Ketua Yayasan Lembaga Bantuan Hukum Indonesia (YLBHI), Muhammad Isnur, menilai Pasal 188 RKUHP itu sangat absurd dan tidak jelas. “Bagaimana kita menafsirkan paham-paham lain yang bertentangan dengan Pancasila?" kata Isnur, Selasa, 19 November 2022.
Menurut Isnur, Pasal 188 itu sangat multitafsir dan berpotensi menjadi alat untuk mengkriminalkan dan membungkam orang-orang yang dianggap berseberangan dengan pemerintah.
Terbukti, kata dia, selama ini Pancasila dijadikan sebagai alat untuk menyeragamkan dan membungkam pihak-pihak yang dianggap radikal dan militan.
"Misalnya bagaimana stigma kepada teman-teman anarko dan kelompok muslim," kata dia.
Kamis pekan lalu, Komisi Hukum DPR dan pemerintah setuju menambahkan frasa “paham lain yang bertentangan dengan Pancasila” dalam Pasal 188 RKUHP.
Awalnya, Pasal 188 itu hanya mengatur pidana maksimal 4 tahun penjara bagi orang yang menyebarkan atau mengembangkan ajaran komunisme dan Marxisme-Leninisme di muka umum.
Lalu Pemerintah dan DPR bersepakat menambahkan frasa “paham lain yang bertentangan dengan ajaran Pancasila".
Setelah ditambahkan, Pasal 188 itu berbunyi:
“Setiap orang yang menyebarkan atau mengembangkan ajaran komunisme dan Marxisme-Leninisme atau paham lain yang bertentangan dengan Pancasila di muka umum dengan lisan atau tulisan dipidana maksimal 4 tahun penjara.”

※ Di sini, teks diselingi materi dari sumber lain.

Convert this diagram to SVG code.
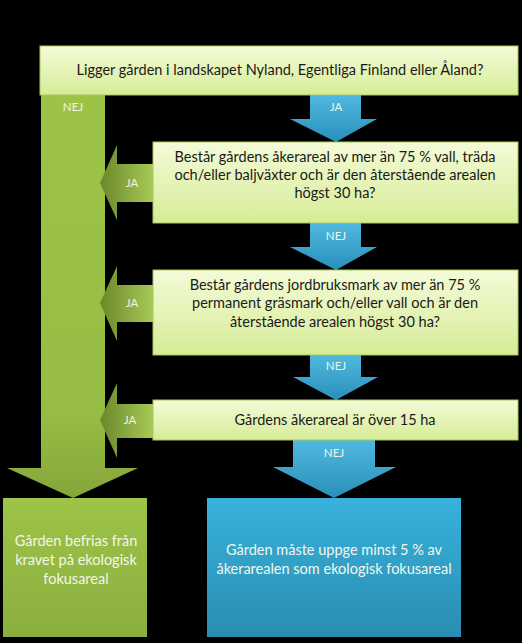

Ketentuan ini dikecualikan bagi orang yang melakukan kajian terhadap ajaran komunisme dan Marxisme-Leninisme untuk kepentingan ilmu pengetahuan. Misalnya untuk kepentingan pengajaran, mempelajari, memikirkan, menguji, dan menelaah paham tersebut di lembaga pendidikan dan penelitian tanpa bermaksud menyebarkan dan mengembangkannya.
Anggota Komisi III DPR dari PDIP, Arteria Dahlan, mengklaim Pasal 188 tersebut merupakan hasil dialog publik antara pemerintah, DPR, dan masyarakat.
"Sehingga dirasa perlu dalam pasal ini ditambahkan kalimat seperti itu," kata Arteria.
Arteria mengatakan kriteria mengenai "paham lain" yang dianggap bertentangan dengan Pancasila dapat dilihat dalam Undang-Undang Organisasi Kemasyarakatan.